Lyn Collins was an American soul and funk singer whose recorded legacy reaches far beyond her original chart era. Although she is usually introduced through her work with James Brown in the early 1970s, her place in breakbeat culture rests above all on the afterlife of "Think (About It)", one of the most heavily sampled records in hip-hop, electro and sample-based dance music.
Born Gloria Lavern Collins in Texas, she emerged from a Southern Black music tradition in which gospel phrasing, R&B stagecraft and funk discipline were closely connected. She began recording young, and by the end of the 1960s had entered the orbit of James Brown's organization, a demanding environment that shaped many singers, musicians and bandleaders of the period.
Within Brown's extended revue, Collins developed a vocal identity that balanced force and precision. Her singing could be raw without losing control, and she brought a church-rooted intensity to tightly arranged funk productions. That combination made her a strong fit for the Brown camp at a moment when funk was becoming more rhythmically stripped-down and more assertive on record.
Her best-known material was cut under James Brown's production, with the J.B.'s and related players providing the rhythmic framework. In that setting, Collins was not simply a featured vocalist over a groove; she was part of a larger machine in which drums, bass, horn stabs and vocal interjections all carried structural weight.
"Think (About It)", released in 1972, became the defining record of her catalogue. On its original terms it is a hard, gospel-charged funk performance, but its later cultural life is what made it foundational for breakbeat history. The track's drum breaks, vocal exclamations and stop-start arrangement were repeatedly lifted, looped and recontextualized by later generations of producers.
The most famous fragment associated with the record is the "Yeah! Woo!" break, a short but explosive passage that became part of the basic vocabulary of sampling culture. From early hip-hop and electro through big beat, breakbeat hardcore, jungle and countless forms of bass music, that moment circulated as a rhythmic and emotional trigger point.
For breakbeat listeners, Collins occupies a special position: not as a scene participant in the later UK rave continuum, but as one of the key source voices embedded in its DNA. Her records helped supply the raw material from which DJs, samplists and producers built new rhythmic languages across the 1980s and 1990s.
That secondary life has sometimes overshadowed the breadth of her work as a singer. Beyond the famous break, Collins recorded in a style that joined funk drive to soul phrasing, often with a directness that cut through dense arrangements. Her performances carried both command and urgency, qualities that made her records durable in DJ culture as well as in soul and funk collecting circles.
Albums such as Think! (About It) and Check Me Out If You Don't Know Me By Now helped define her recorded profile, even if individual tracks have often had a larger afterlife than the LP format itself. In crate-digging culture, she became a central name not only because of one canonical sample source, but because her catalogue sits at the intersection of funk, soul and break science.

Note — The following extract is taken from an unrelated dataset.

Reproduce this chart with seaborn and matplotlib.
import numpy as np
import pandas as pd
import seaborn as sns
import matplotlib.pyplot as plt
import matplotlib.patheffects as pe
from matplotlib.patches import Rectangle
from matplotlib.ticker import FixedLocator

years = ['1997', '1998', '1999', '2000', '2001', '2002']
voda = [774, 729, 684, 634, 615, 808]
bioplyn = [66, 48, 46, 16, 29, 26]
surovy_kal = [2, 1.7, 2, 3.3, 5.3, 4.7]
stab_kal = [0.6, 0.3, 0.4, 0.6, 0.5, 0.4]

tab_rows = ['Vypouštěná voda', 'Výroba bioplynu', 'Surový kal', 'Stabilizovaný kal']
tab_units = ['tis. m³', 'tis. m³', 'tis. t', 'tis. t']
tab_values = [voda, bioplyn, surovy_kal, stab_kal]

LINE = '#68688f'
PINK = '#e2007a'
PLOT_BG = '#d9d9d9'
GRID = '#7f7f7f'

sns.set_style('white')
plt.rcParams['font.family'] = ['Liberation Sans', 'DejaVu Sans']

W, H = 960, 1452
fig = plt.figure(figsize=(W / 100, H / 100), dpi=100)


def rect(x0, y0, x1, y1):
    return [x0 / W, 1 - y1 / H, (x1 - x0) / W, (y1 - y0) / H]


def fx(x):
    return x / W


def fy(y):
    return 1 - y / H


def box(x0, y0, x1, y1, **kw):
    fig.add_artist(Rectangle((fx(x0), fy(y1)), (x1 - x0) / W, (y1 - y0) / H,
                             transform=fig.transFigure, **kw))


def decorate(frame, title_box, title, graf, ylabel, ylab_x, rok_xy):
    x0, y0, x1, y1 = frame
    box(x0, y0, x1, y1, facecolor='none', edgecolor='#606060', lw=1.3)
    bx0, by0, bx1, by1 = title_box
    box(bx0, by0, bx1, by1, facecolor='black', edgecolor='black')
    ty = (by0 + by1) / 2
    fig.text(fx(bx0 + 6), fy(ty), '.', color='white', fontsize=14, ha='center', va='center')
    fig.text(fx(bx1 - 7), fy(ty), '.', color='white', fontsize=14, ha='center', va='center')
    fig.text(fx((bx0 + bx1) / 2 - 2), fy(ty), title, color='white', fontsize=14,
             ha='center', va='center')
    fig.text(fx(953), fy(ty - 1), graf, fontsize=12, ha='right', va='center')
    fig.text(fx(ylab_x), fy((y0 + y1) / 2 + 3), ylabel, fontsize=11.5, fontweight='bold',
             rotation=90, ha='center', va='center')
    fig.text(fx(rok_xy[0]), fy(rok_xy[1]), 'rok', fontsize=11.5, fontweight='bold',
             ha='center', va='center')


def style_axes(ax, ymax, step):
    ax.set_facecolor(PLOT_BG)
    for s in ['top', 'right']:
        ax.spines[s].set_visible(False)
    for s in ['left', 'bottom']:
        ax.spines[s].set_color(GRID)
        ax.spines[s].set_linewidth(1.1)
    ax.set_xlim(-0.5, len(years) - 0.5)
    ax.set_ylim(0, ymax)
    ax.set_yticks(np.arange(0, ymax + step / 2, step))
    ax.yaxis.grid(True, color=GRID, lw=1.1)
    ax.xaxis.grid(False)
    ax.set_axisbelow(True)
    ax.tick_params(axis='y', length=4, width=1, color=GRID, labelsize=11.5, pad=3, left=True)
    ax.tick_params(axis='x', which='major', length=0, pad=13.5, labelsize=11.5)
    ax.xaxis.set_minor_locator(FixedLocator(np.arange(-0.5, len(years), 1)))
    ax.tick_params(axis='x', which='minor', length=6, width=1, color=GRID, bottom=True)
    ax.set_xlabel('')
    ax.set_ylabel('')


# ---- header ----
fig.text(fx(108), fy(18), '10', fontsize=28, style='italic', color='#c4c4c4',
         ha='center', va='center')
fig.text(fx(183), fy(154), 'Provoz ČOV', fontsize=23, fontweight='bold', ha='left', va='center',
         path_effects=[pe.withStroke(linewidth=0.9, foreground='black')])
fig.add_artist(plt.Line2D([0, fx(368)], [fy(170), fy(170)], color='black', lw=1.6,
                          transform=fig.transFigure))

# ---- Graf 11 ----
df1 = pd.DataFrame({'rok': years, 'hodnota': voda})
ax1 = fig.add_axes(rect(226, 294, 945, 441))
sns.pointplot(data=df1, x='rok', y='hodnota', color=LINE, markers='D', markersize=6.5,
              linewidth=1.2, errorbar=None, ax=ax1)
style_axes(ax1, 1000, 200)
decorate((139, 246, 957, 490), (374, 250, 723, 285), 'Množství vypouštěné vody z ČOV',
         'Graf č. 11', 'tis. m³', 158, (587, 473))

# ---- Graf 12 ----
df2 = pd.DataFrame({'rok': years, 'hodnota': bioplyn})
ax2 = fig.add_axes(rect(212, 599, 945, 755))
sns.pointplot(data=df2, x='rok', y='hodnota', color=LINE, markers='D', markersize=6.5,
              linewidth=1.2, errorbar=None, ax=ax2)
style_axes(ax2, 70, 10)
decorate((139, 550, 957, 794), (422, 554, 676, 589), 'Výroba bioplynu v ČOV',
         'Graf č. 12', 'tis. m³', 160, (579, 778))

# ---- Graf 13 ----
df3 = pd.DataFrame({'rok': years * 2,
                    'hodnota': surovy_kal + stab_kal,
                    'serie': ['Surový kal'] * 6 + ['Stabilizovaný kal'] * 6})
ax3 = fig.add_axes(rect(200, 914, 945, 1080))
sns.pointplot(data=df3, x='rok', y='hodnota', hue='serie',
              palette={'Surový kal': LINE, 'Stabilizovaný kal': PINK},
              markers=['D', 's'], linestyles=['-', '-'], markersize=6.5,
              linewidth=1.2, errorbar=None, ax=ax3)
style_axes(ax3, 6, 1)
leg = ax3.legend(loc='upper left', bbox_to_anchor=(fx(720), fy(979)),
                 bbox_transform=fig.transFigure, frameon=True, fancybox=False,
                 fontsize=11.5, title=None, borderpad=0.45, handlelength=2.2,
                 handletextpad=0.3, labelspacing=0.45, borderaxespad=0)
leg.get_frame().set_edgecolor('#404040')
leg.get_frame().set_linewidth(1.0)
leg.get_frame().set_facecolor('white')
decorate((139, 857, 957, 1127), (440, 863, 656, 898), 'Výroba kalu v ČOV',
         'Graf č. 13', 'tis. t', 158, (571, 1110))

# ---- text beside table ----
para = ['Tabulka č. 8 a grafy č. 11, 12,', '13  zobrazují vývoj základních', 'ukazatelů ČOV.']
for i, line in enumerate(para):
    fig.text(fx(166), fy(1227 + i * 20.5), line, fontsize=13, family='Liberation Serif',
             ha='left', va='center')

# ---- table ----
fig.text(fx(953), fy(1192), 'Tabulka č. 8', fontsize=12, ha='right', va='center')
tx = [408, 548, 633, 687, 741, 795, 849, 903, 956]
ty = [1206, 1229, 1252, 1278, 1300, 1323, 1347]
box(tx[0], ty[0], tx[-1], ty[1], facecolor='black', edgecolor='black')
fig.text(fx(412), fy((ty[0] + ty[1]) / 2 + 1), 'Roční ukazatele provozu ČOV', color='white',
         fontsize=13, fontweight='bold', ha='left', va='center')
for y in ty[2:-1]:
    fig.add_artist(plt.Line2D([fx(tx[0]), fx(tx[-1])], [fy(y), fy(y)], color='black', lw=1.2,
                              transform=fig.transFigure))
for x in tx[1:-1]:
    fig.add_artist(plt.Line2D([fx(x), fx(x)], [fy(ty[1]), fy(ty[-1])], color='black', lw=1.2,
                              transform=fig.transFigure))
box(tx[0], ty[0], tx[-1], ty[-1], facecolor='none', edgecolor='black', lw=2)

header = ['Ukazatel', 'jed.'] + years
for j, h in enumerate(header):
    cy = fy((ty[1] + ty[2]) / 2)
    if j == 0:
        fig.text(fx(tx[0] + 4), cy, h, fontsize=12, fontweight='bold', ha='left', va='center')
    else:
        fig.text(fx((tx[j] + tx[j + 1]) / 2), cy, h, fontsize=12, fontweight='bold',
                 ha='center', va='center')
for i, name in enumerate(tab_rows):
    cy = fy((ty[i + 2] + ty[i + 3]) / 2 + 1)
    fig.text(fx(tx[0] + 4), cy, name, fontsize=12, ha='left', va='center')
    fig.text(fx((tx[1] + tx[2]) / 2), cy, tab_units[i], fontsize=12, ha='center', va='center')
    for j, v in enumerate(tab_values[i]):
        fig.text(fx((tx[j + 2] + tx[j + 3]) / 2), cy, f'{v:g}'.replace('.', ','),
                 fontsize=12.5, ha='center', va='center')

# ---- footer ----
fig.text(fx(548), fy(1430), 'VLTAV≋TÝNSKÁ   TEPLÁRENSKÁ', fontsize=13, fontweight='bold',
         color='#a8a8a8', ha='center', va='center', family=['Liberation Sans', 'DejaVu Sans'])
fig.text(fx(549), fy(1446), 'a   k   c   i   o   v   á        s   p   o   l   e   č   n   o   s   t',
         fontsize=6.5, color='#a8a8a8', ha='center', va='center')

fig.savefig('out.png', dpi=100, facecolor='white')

Her association with James Brown also places her within a wider network that includes the J.B.'s, Bobby Byrd, Fred Wesley and other figures central to 1970s funk. That ecosystem mattered enormously to later dance music because it produced records with unusually durable drum architecture, sharp ensemble dynamics and sample-ready arrangement logic.

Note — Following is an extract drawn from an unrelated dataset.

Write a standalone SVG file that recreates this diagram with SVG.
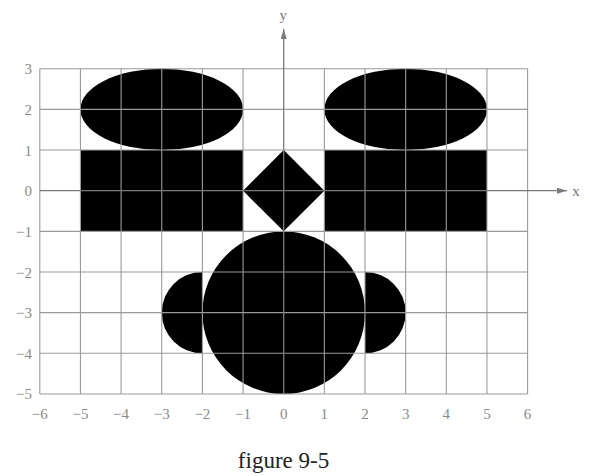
<svg xmlns="http://www.w3.org/2000/svg" width="589" height="476" viewBox="0 0 589 476">
  <defs>
    <style>
      .grid { stroke: #9a9a9a; stroke-width: 1.1; fill: none; vector-effect: non-scaling-stroke; }
      .axis { stroke: #7a7a7a; stroke-width: 1.3; fill: none; }
      .shape { fill: #000; }
      text { font-family: 'Liberation Serif', serif; }
      .tick { font-size: 15px; fill: #8a8a8a; }
      .axlabel { font-size: 15px; fill: #7a7a7a; }
      .caption { font-size: 23px; fill: #222; }
    </style>
    <marker id="arrow" viewBox="0 0 10 6" refX="10" refY="3" markerWidth="10" markerHeight="6" markerUnits="userSpaceOnUse" orient="auto">
      <path d="M0,0 L10,3 L0,6 Z" fill="#7a7a7a"/>
    </marker>
  </defs>
  <rect width="589" height="476" fill="#fff"/>

  <g id="shapes" transform="translate(283.7,190.7) scale(40.65,-40.65)">
    <ellipse id="ellipse-left" class="shape" cx="-3" cy="2" rx="2" ry="1"/>
    <ellipse id="ellipse-right" class="shape" cx="3" cy="2" rx="2" ry="1"/>
    <rect id="rect-left" class="shape" x="-5" y="-1" width="4" height="2"/>
    <rect id="rect-right" class="shape" x="1" y="-1" width="4" height="2"/>
    <polygon id="diamond" class="shape" points="0,1 1,0 0,-1 -1,0"/>
    <circle id="circle" class="shape" cx="0" cy="-3" r="2"/>
    <path id="half-left" class="shape" d="M-2,-2 A1,1 0 0 1 -2,-4 Z"/>
    <path id="half-right" class="shape" d="M2,-2 A1,1 0 0 0 2,-4 Z"/>
  </g>

  <g id="grid" transform="translate(283.7,190.7) scale(40.65,-40.65)">
    <path class="grid" d="M-6,-5 V3 M-5,-5 V3 M-4,-5 V3 M-3,-5 V3 M-2,-5 V3 M-1,-5 V3 M1,-5 V3 M2,-5 V3 M3,-5 V3 M4,-5 V3 M5,-5 V3 M6,-5 V3"/>
    <path class="grid" d="M-6,3 H6 M-6,2 H6 M-6,1 H6 M-6,-1 H6 M-6,-2 H6 M-6,-3 H6 M-6,-4 H6 M-6,-5 H6"/>
  </g>

  <g id="connectors">
    <line id="x-axis" class="axis" x1="39.8" y1="190.7" x2="567" y2="190.7" marker-end="url(#arrow)"/>
    <line id="y-axis" class="axis" x1="283.7" y1="393.95" x2="283.7" y2="29" marker-end="url(#arrow)"/>
  </g>

  <g id="axis-labels">
    <text class="axlabel" x="576" y="195.5" text-anchor="middle">x</text>
    <text class="axlabel" x="283.2" y="20" text-anchor="middle">y</text>
  </g>

  <g id="y-ticks" text-anchor="end">
    <text class="tick" x="32" y="74.2">3</text>
    <text class="tick" x="32" y="114.9">2</text>
    <text class="tick" x="32" y="155.5">1</text>
    <text class="tick" x="32" y="196.2">0</text>
    <text class="tick" x="32" y="236.8">−1</text>
    <text class="tick" x="32" y="277.5">−2</text>
    <text class="tick" x="32" y="318.1">−3</text>
    <text class="tick" x="32" y="358.8">−4</text>
    <text class="tick" x="32" y="399.4">−5</text>
  </g>

  <g id="x-ticks" text-anchor="middle">
    <text class="tick" x="39.8" y="419">−6</text>
    <text class="tick" x="80.45" y="419">−5</text>
    <text class="tick" x="121.1" y="419">−4</text>
    <text class="tick" x="161.75" y="419">−3</text>
    <text class="tick" x="202.4" y="419">−2</text>
    <text class="tick" x="243.05" y="419">−1</text>
    <text class="tick" x="283.7" y="419">0</text>
    <text class="tick" x="324.35" y="419">1</text>
    <text class="tick" x="365" y="419">2</text>
    <text class="tick" x="405.65" y="419">3</text>
    <text class="tick" x="446.3" y="419">4</text>
    <text class="tick" x="486.95" y="419">5</text>
    <text class="tick" x="527.6" y="419">6</text>
  </g>

  <g id="caption">
    <text class="caption" x="283.5" y="467.5" text-anchor="middle">figure 9-5</text>
  </g>
</svg>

As hip-hop matured and sample scholarship deepened, Collins' name became familiar to audiences who may never have encountered her first as a soul singer. Producers, DJs and collectors repeatedly returned to her recordings, treating them as both historical documents and living tools for new composition.
She died in 2005, but her presence has remained active wherever break culture is discussed seriously. In the history of breaks, Lyn Collins stands as a crucial source artist: a singer from the classic funk era whose voice, phrasing and recorded grooves became building blocks for multiple later scenes.
Her legacy is therefore twofold. In one sense, she belongs to the lineage of American soul and funk vocalists shaped by the James Brown universe. In another, she belongs to the deep prehistory of breakbeat, jungle, hip-hop and bass music, where a few seconds of her recorded work helped define decades of rhythmic invention.